De telles suggestions pourraient susciter des réponses comme celle-ci : Un instant! C’est le travail de l’administration! Les intervenants scolaires sont censés rester à leur place! C’est vrai. Mais si la sécurité en milieu scolaire est la force qui anime les suggestions faites à l’administration scolaire, les intervenants ne font pas le travail des administrateurs à leur place. Ils se bornent à suggérer : « Et si on faisait cela? » et à aider l’administration à éviter des situations potentiellement épineuses.
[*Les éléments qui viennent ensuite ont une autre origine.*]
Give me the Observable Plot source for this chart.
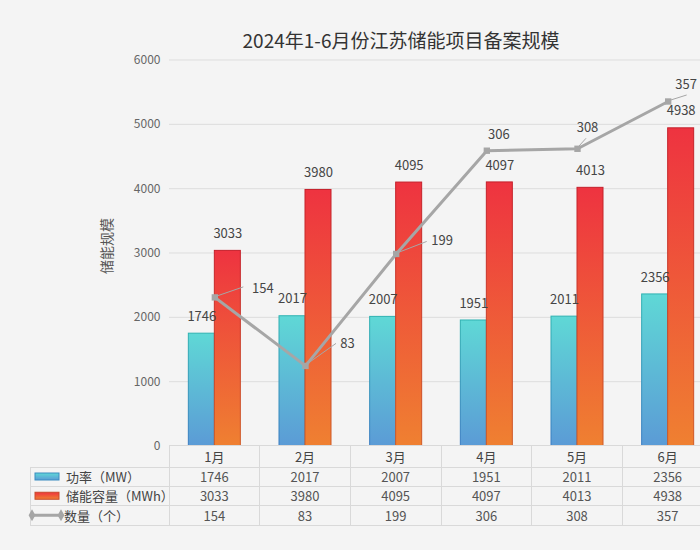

S’attendre à ce que les gens posent les bons gestes
En plus de s’attendre à ce que le personnel, les parents et les élèves se comportent de manière civilisée, il faut aussi veiller à ce qu’ils posent les bons gestes. Du point de vue du sens commun, quand un incident violent survient, qu’un élève est victime d’intimidation ou qu’une personne détruit des biens scolaires, il faut qu’il y ait des conséquences. Souvent, quand aucune sanction n’est annoncée, on a tendance à se croiser les bras et à rejeter le blâme soit sur les parents, soit, le plus souvent, sur l’administration. Cette situation est problématique à plus d’un titre pour les établissements qui cherchent à assurer la sécurité de leur communauté. Premièrement, l’absence de réaction ou une réaction molle renforce le comportement indésirable. Deuxièmement, dans notre société portée de plus en plus aux litiges, l’établissement peut être tenu à juste titre d’intervenir conformément à une norme législative. Par exemple, plusieurs provinces ont adopté une loi sur la sécurité scolaire qui oblige l’administration à réagir aux cas de violence et d’intimidation. L’omission d’agir peut mettre le personnel dans l’eau chaude face au conseil scolaire ou à l’organisme provincial de réglementation de la profession (l’Ordre des enseignantes et des enseignants de l’Ontario, par exemple). On n’est plus à l’époque où on pouvait balayer les problèmes sous le tapis. Les enseignants sont tenus de respecter une norme de conduite stricte, sous peine de sanctions prévues dans les politiques et les lois en vigueur.
Respect, discipline, compassion, civilité, harmonie et unité
La sécurité en milieu scolaire n’est pas nécessairement une mission terrifiante qui exige un effort massif. Cet enjeu peut se traiter de plusieurs façons : en classe, avec un niveau approprié de respect et de discipline; dans le bureau des intervenants, avec compassion et civilité; à l’échelon administratif, en gardant à l’esprit la dignité de chaque élève tout en veillant à doter l’école des ressources dont elle a besoin pour faciliter l’apprentissage. Autrement dit, l’école sûre insiste sur la cohésion et fait tout en son pouvoir pour veiller à ce que l’harmonie soit la norme et l’unité, l’objectif perpétuel.